At college, I introduced one of my freshman year roommates to DPS. She fell in love with it just like I did, and this bond was a major pillar of our friendship. Whenever it played at the dollar theater, we caught a ride to see it. If we heard a dorm-mate had rented it, we knocked on her door to watch it. We regularly quoted lines from it in everyday conversation. It was a part of us. And how we loved those boys; she loved Knox, I loved Neil.

But really, we loved them all. They were the boys we wanted to meet, the boys who would write us poetry and reveal secrets about themselves to us. Boys who would find us beautiful but be even more interested in our minds.

We didn’t meet those boys anytime soon, certainly not that year. But the movie gave us hope that they were out there. And it gave us a seed of motivation that, 20 years later, I can see has grown in both of us and influenced choices we’ve made along the way. Both professionally and personally we’ve heard that whisper coming from behind us saying, “seize the day…make your life extraordinary.”

There are so many lines that spoke to me in that movie, I could fill pages just quoting them all. But one of the strongest was, “The powerful play goes on, and you may contribute a verse.” It is my life’s goal to contribute a verse that is remembered. It is why I write and why I push myself to reach out to relationships I was previously scared to pursue. I’m still working my way up to a barbaric YAWP, as Mr. Keating encouraged the boys to exalt. I try to remember, as he told them, that “poetry, beauty, romance, love—these are what we stay alive for.”

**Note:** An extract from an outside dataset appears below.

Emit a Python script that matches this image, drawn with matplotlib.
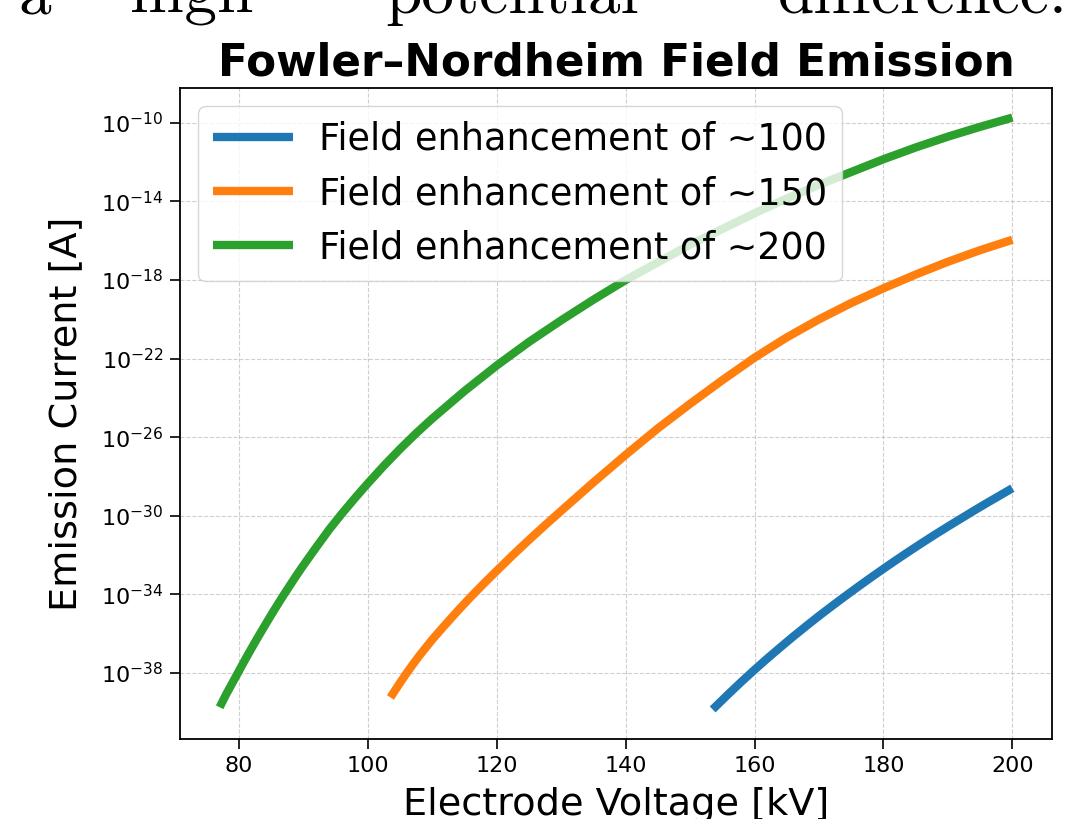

I still get choked up every single time I watch that movie. The beauty of scenery, the truth of the theme, and the emotion of the tragedy never fail to touch me. But above all, the closing scene where the boys take a final stand to honor their teacher who was forced out of his job shaped the way I view loyalty. I hope that when the opportunity arises I can be as courageous as they were in standing up to defend the honor of someone I truly believe in. And I hope that my contributed verse will be honorable.